# UK limited company - form 5471 and other filings



## eminam777 (Apr 8, 2021)

Hi Bev, I came across this discussion which I found very helpful. Rather than create a new post, I thought to revive it given changes in requirements that from 2018, US citizens who are owners of foreign Limited Companies file Form 5471. 

I am an Employee of an UK private limited company that I own 100% and draw a salary from. I consulted a few Tax Accountants and they all tell me that I need to file Form 5471 and need to do it retroactively. I have two UK Private Limited Companies. I have not been filing Form 5471 and it's too late to file Form 8332. 

In principle, I agree with your views in post #10 and #13 and I do not think my UK private limited company meets the definition of Corporation..but the IRS may have another view.

Right now, the IRS doesnt know about my UK companies but I have been declaring the bank account balances on the FBAR..I would like to keep it this way if possible. 
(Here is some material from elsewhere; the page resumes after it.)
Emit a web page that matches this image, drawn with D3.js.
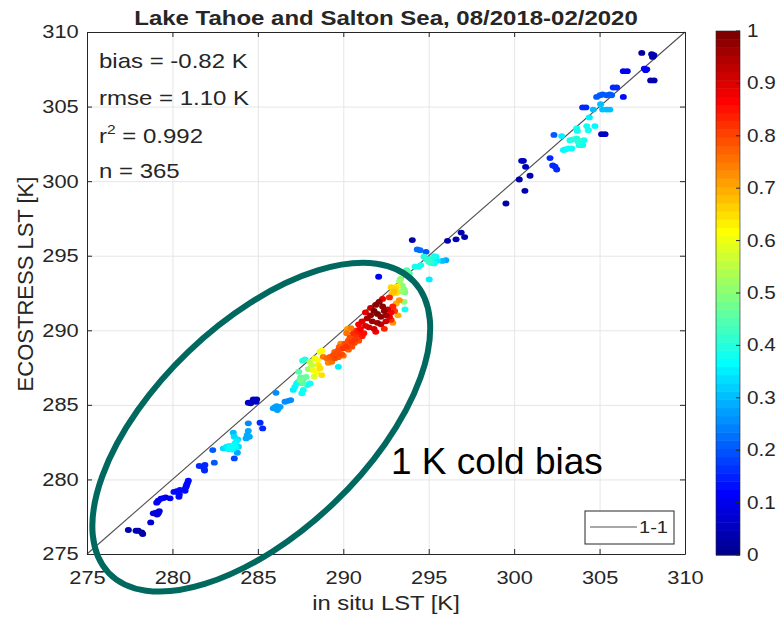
<!DOCTYPE html>
<html>
<head>
<meta charset="utf-8">
<script src="https://cdn.jsdelivr.net/npm/d3@7"></script>
<style>
body { margin: 0; background: #fff; }
text { font-family: Arial, "Liberation Sans", sans-serif; }
</style>
</head>
<body>
<svg width="776" height="620"></svg>
<script>
// tick values
var xTicks = [275, 280, 285, 290, 295, 300, 305, 310];
var yTicks = [275, 280, 285, 290, 295, 300, 305, 310];
var cTicks = [0, 0.1, 0.2, 0.3, 0.4, 0.5, 0.6, 0.7, 0.8, 0.9, 1];
var statLines = ['bias = -0.82 K', 'rmse = 1.10 K', 'r2', 'n = 365'];

// [in situ LST, ECOSTRESS LST, density]
var lowPts = [[277.42,276.61,.03],[277.87,276.56,.03],[278.0,276.56,.03],[278.26,276.34,.02],[278.2,276.45,.02],
  [278.73,277.12,.06],[278.88,277.73,.08],[279.04,277.77,.08],[279.17,277.73,.08],[279.23,277.88,.08],[279.1,277.65,.07],
  [279.08,278.44,.1],[279.17,278.57,.1],[279.33,278.71,.1],[279.47,278.75,.1],[279.6,278.8,.1],[279.86,278.73,.1],
  [280.09,279.16,.12],[280.25,279.22,.12],[280.38,278.84,.12],[280.44,279.29,.12],[280.4,279.0,.12],
  [280.74,279.24,.12],[280.78,279.47,.12],[280.87,279.74,.12],[280.93,279.91,.12],[280.82,279.6,.12],
  [281.57,280.9,.15],[281.85,280.74,.15],[281.9,280.97,.15],[281.88,280.6,.15],
  [282.36,281.97,.2],[282.45,281.12,.2]];

var cyanPts = [[282.98,282.08,.33],[283.18,282.19,.35],[283.33,282.24,.36],[283.47,282.08,.36],[283.56,282.26,.37],
  [283.66,282.42,.36],[283.76,282.57,.35],[283.82,282.69,.33],[283.62,282.86,.33],[283.56,283.13,.3],[283.86,282.19,.33],
  [283.8,281.79,.28],[283.62,281.41,.18],[283.43,282.12,.37],[283.29,282.02,.36],[283.5,282.0,.37],[283.7,282.15,.36],
  [284.44,283.76,.25],[284.44,283.26,.28],[284.38,282.98,.28],[284.31,282.75,.28],[284.5,282.86,.28],
  [285.13,283.8,.15],[285.28,283.42,.15],
  [284.44,285.14,.05],[284.58,285.1,.05],[284.73,285.37,.05],[284.89,285.21,.05],[284.93,285.37,.05],
  [286.06,285.81,.25],
  [285.9,284.77,.27],[286.1,284.92,.27],[286.2,284.77,.27],[286.3,284.87,.27],[286.14,284.65,.27],[286.0,284.85,.27],
  [286.59,285.21,.25],[286.78,285.27,.25],[286.92,285.32,.25],
  [287.07,286.0,.35],[287.17,286.21,.36],[287.27,286.44,.37],[287.37,286.55,.37],[287.57,285.77,.38],[287.66,286.0,.38]];

var midPts = [[287.39,287.22,.45],[287.62,287.96,.4],[287.76,288.05,.4],[287.5,286.84,.45],[287.66,286.71,.45],
  [287.82,286.88,.47],[287.9,286.33,.38],[288.05,286.44,.38],[287.47,286.66,.48],[287.62,286.44,.46],
  [288.05,287.89,.55],[288.15,287.67,.56],[287.95,287.4,.52],[288.3,286.9,.58],
  [288.34,288.12,.6],[288.48,288.0,.62],[288.21,287.33,.6],[288.44,287.22,.62],[288.64,287.45,.65],[288.54,287.67,.64],
  [288.74,287.0,.65],[288.64,288.56,.6],[288.74,288.63,.62],[289.71,287.55,.35]];

var orangePts = [[288.83,288.22,.75],[289.03,288.12,.77],[289.22,288.22,.78],[289.42,288.34,.8],[289.51,288.12,.8],
  [289.61,288.45,.8],[289.71,288.67,.8],[289.77,288.89,.78],[289.32,287.89,.76],[289.12,287.82,.74],
  [289.9,288.4,.8],[290.0,288.8,.82],[290.1,289.1,.8],[290.2,288.9,.82],[290.3,289.3,.8],[290.4,289.5,.8],
  [290.5,289.2,.82],[290.6,289.6,.8],[290.7,289.4,.82],[290.8,289.7,.82],[290.9,289.9,.85],[290.3,288.7,.78],
  [290.0,288.3,.76],[289.7,288.2,.78],[290.5,288.9,.8],[290.9,289.3,.8],[291.1,289.6,.85],[290.2,289.8,.76],
  [290.45,290.15,.75],[290.25,290.1,.72],[289.85,289.1,.74],[289.5,288.55,.78],[290.65,289.15,.8]];

var redPts = [[291.9,291.7,.99],[292.1,291.9,.98],[292.3,291.6,.99],[291.8,291.3,1],[292.0,291.1,1],[292.4,291.3,.98],
  [291.6,291.0,.97],[292.2,290.9,.99],[291.7,290.6,.97],[291.4,290.8,.96],[292.5,291.0,.96],[292.0,290.5,.97],
  [291.3,290.3,.9],[291.1,290.6,.9],[291.5,290.2,.92],[291.8,290.1,.92],[292.2,290.4,.93],[292.5,290.6,.92],
  [292.7,290.9,.9],[292.6,291.4,.92],[292.3,292.1,.9],[291.6,291.5,.93],[291.3,291.2,.9],[291.0,290.1,.88],
  [290.9,290.4,.88],[292.8,291.2,.88],[291.9,289.9,.88],[291.2,289.8,.86],
  [290.8,290.0,.84],[290.6,289.8,.83],[292.9,291.6,.84],[293.0,291.3,.82],[292.8,290.7,.83],[292.4,290.1,.84],
  [292.7,292.2,.84],[293.1,291.8,.7],[293.2,291.0,.7],[292.9,290.5,.72]];

var upperPts = [[292.8,292.9,.66],[292.95,292.6,.68],[293.05,292.8,.66],[293.1,292.5,.65],[292.85,292.45,.67],[293.15,292.95,.64],
  [293.3,293.3,.52],[293.45,293.0,.5],[293.55,292.75,.5],[293.4,292.6,.52],[293.6,292.55,.48],[293.35,293.45,.5],
  [293.28,292.02,.72],[293.55,291.91,.5],[293.61,291.4,.38],
  [293.71,294.03,.45],[293.87,293.81,.45],[293.67,293.7,.47],
  [292.07,293.59,.1],[294.04,296.05,.02],
  [294.33,295.42,.22],[294.49,295.37,.22],[294.84,295.26,.2],
  [294.72,294.93,.4],[294.88,294.75,.4],[295.03,294.75,.4],[295.17,294.82,.4],[295.31,294.97,.38],[295.43,294.93,.37],
  [295.11,294.52,.4],[295.31,294.48,.38],[295.5,294.66,.35],[295.0,294.6,.42],
  [294.2,294.26,.38],[294.39,294.26,.38],[294.53,294.37,.38],[295.03,293.41,.35],
  [295.8,294.65,.3],[296.0,294.7,.28],
  [296.1,296.0,.03],[296.6,296.1,.03],[296.9,296.55,.03],[297.1,296.25,.03],[299.52,298.5,.02]];

var hotPts = [[300.3,300.11,.03],[300.63,299.35,.03],[300.44,301.36,.05],[300.54,301.36,.05],[300.67,300.96,.04],[300.93,300.36,.04],
  [302.1,301.55,.15],[302.26,301.05,.15],[302.39,300.98,.15],[302.49,300.78,.15],
  [302.33,303.1,.2],[302.78,303.02,.35],
  [303.27,302.75,.38],[303.46,302.8,.4],[303.66,302.86,.4],[303.76,302.63,.4],[303.85,302.7,.4],[304.01,302.41,.38],
  [303.81,302.41,.38],[304.09,302.75,.38],[303.17,302.19,.37],[303.37,302.19,.37],[302.88,302.08,.36],[302.98,302.12,.36],
  [303.66,303.53,.38],[303.7,303.37,.38],[304.25,303.69,.38],[304.34,303.42,.38],[304.73,303.69,.36],
  [305.12,303.15,.05],[305.32,303.15,.05],[304.4,304.27,.35],
  [304.01,304.94,.15],[304.2,304.94,.15],
  [304.63,304.8,.3],[305.06,305.16,.3],[305.18,304.8,.3],[305.41,304.8,.3],[305.6,304.8,.3],
  [304.83,305.65,.2],[305.03,305.76,.2],[305.18,305.81,.2],[305.41,305.76,.2],[305.6,305.81,.2],[305.7,305.76,.2],
  [305.8,306.28,.15],[306.0,306.28,.15],[306.39,305.65,.12],
  [306.39,307.37,.1],[306.62,307.37,.1],
  [307.62,307.55,.1],[307.7,307.44,.1],[307.76,307.5,.1],
  [307.99,306.75,.03],[308.19,306.75,.03],
  [307.47,308.6,.02],[308.05,308.51,.03],[308.14,308.38,.03],[308.1,308.33,.03],[308.18,308.45,.03]];

var allPts = lowPts.concat(cyanPts, midPts, orangePts, redPts, upperPts, hotPts)
  .sort((a, b) => a[2] - b[2]);

var svg = d3.select('svg');
var L = 87, R = 685, T = 32, B = 554;
var sx = 1.18;   // the chart text is a bit wider than the font
var ink = '#262626';

var x = d3.scaleLinear().domain([275, 310]).range([L, R]);
var y = d3.scaleLinear().domain([275, 310]).range([B, T]);
var c = d3.scaleLinear().domain([0, 1]).range([555, 31]);
var jet = d3.scaleLinear()
  .domain([0, 0.111, 0.365, 0.619, 0.873, 1])
  .range(['#000090', '#0000ff', '#00ffff', '#ffff00', '#ff0000', '#800000'])
  .clamp(true);

function txt(px, py, str, size, stretch, anchor, weight) {
  return svg.append('text')
    .attr('transform', 'translate(' + px + ',' + py + ') scale(' + stretch + ',1)')
    .attr('font-size', size).attr('fill', ink)
    .attr('text-anchor', anchor || 'start')
    .attr('font-weight', weight || 'normal')
    .text(str);
}

// grid
svg.append('g').attr('transform', 'translate(0,' + B + ')')
  .call(d3.axisBottom(x).tickValues(xTicks).tickSize(-(B - T)).tickFormat(''))
  .call(g => g.select('.domain').remove())
  .selectAll('line').attr('stroke', '#e6e6e6');
svg.append('g').attr('transform', 'translate(' + L + ',0)')
  .call(d3.axisLeft(y).tickValues(yTicks).tickSize(-(R - L)).tickFormat(''))
  .call(g => g.select('.domain').remove())
  .selectAll('line').attr('stroke', '#e6e6e6');

// 1-1 line
svg.append('line')
  .attr('x1', x(275)).attr('y1', y(275)).attr('x2', x(310)).attr('y2', y(310))
  .attr('stroke', '#505050').attr('stroke-width', 1.1);

// points
svg.append('g').selectAll('ellipse')
  .data(allPts).enter()
  .append('ellipse')
  .attr('cx', d => x(d[0])).attr('cy', d => y(d[1]))
  .attr('rx', 3.5).attr('ry', 2.9)
  .attr('fill', d => jet(d[2]));

// axes box
var xAxisG = svg.append('g').attr('transform', 'translate(0,' + B + ')')
  .call(d3.axisBottom(x).tickValues(xTicks).tickSizeInner(-5).tickSizeOuter(0).tickPadding(17));
var yAxisG = svg.append('g').attr('transform', 'translate(' + L + ',0)')
  .call(d3.axisLeft(y).tickValues(yTicks).tickSizeInner(-5).tickSizeOuter(0).tickPadding(7));
svg.append('g').attr('transform', 'translate(0,' + T + ')')
  .call(d3.axisTop(x).tickValues(xTicks).tickSizeInner(-5).tickSizeOuter(0).tickFormat(''));
svg.append('g').attr('transform', 'translate(' + R + ',0)')
  .call(d3.axisRight(y).tickValues(yTicks).tickSizeInner(-5).tickSizeOuter(0).tickFormat(''));
svg.selectAll('.domain').attr('stroke', ink);
svg.selectAll('.tick line').filter(function () { return this.getAttribute('stroke') !== '#e6e6e6'; })
  .attr('stroke', ink);
[xAxisG, yAxisG].forEach(g => {
  g.attr('font-size', 18.5).attr('font-family', 'Arial, "Liberation Sans", sans-serif');
  g.selectAll('text').attr('fill', ink).attr('transform', 'scale(' + sx + ',1)');
});

// labels
txt(386, 25, 'Lake Tahoe and Salton Sea, 08/2018-02/2020', 20, 1.2, 'middle', 'bold');
txt(386, 610, 'in situ LST [K]', 20, 1.19, 'middle');
svg.append('text')
  .attr('transform', 'translate(33,284) rotate(-90)')
  .attr('font-size', 22).attr('fill', ink).attr('text-anchor', 'middle')
  .text('ECOSTRESS LST [K]');

// stats
txt(99, 68, statLines[0], 20, 1.2);
txt(99, 105, statLines[1], 20, 1.2);
var r2 = txt(99, 143, '', 20, 1.2);
r2.append('tspan').text('r');
r2.append('tspan').attr('font-size', 13).attr('dy', -9).text('2');
r2.append('tspan').attr('dy', 9).text(' = 0.992');
txt(99, 178, statLines[3], 20, 1.2);

// legend
svg.append('rect').attr('x', 585).attr('y', 511).attr('width', 89).attr('height', 33)
  .attr('fill', '#fff').attr('stroke', ink).attr('stroke-width', 1);
svg.append('line').attr('x1', 590).attr('x2', 637).attr('y1', 527).attr('y2', 527)
  .attr('stroke', '#505050');
txt(639, 533, '1-1', 17, 1.18);

// colorbar
var bands = d3.range(64);
svg.append('g').selectAll('rect')
  .data(bands).enter()
  .append('rect')
  .attr('x', 716).attr('width', 24)
  .attr('y', d => c((d + 1) / 64)).attr('height', d => c(d / 64) - c((d + 1) / 64) + 0.5)
  .attr('fill', d => jet(d / 63));
svg.append('rect').attr('x', 716).attr('y', c(1)).attr('width', 24).attr('height', c(0) - c(1))
  .attr('fill', 'none').attr('stroke', ink).attr('stroke-width', 0.6);
svg.append('g').selectAll('line')
  .data(cTicks).enter()
  .append('line')
  .attr('x1', 736).attr('x2', 740)
  .attr('y1', d => c(d)).attr('y2', d => c(d))
  .attr('stroke', ink);
cTicks.forEach(v => {
  txt(747, c(v) + 6, String(v), 18, 1.15);
});

// annotation
svg.append('ellipse')
  .attr('transform', 'translate(' + x(285.2) + ',' + y(283.5) + ') rotate(-43.7)')
  .attr('rx', 211).attr('ry', 105)
  .attr('fill', 'none').attr('stroke', '#00695f').attr('stroke-width', 6);
svg.append('text').attr('x', 391).attr('y', 474)
  .attr('font-size', 37).attr('fill', '#000')
  .text('1 K cold bias');
</script>
</body>
</html>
I already pay UK Corporation Tax on my company profits, and I am stressed at the Idea that the IRS may want to also tax my UK companies profits..

Very grateful for any advice..


----------



## Bevdeforges (Nov 16, 2007)

Have moved this into a thread of its own as the post was originally added to a rather ancient thread. 

I definitely avoided filing any of the "extra" forms during the time my husband (non US citizen or taxpayer) and I ran a small business out of our home. But that was France and the business entity designations are rather different from those in the UK. During the whole time I reported my income as salary and did report the company bank account on my FBAR (since I did have signature authority as "comptroller" of the company). Never had any pushback from the IRS - though we all know things vary by case and over time. 

As long as you have no significant financial assets back in the US, you do what lets you sleep at night and handle any "issues" when and if they arise. (My philosophy, anyhow.)


----------



## eminam777 (Apr 8, 2021)

Bevdeforges said:


> Have moved this into a thread of its own as the post was originally added to a rather ancient thread.
> 
> I definitely avoided filing any of the "extra" forms during the time my husband (non US citizen or taxpayer) and I ran a small business out of our home. But that was France and the business entity designations are rather different from those in the UK. During the whole time I reported my income as salary and did report the company bank account on my FBAR (since I did have signature authority as "comptroller" of the company). Never had any pushback from the IRS - though we all know things vary by case and over time.
> 
> As long as you have no significant financial assets back in the US, you do what lets you sleep at night and handle any "issues" when and if they arise. (My philosophy, anyhow.)


That is my philosophy as well. But, the many accountants that I have consulted are scaring me..I am happy to pay for advice but can't seem to be able to get straight answers from the accountants..


----------



## Bevdeforges (Nov 16, 2007)

The accountants who are registered tax preparers have to consider their "reputation" with the IRS. If they are associated with returns that are questionable in any way, they can call down all sorts of problems on all their customers. So professional tax preparers tend to be pretty circumspect in their advice. 

If you are doing your own tax returns, you generally only need to shoot for a reasonable and "good faith" effort. And if you wind up getting questioned (or caught) it's only a matter between you and the IRS. The professionals have good reasons to take a cautious approach.


----------



## eminam777 (Apr 8, 2021)

I have managed to get the answer to my own question from a Tax Expert and am sharing to the benefit of others. The UK private limited company needs to file a Form 5471 and I was told that starting from 2019 I also had to report GILTI tax calculation even if no tax is due. 

So in order to get compliant, I need to file 3 years of Form 5471 under the Streamline Process. The rest of my past returns are fine so I will look into doing it myself using a Tax Software and some expert help..it would save me the $2K that I was quoted.


----------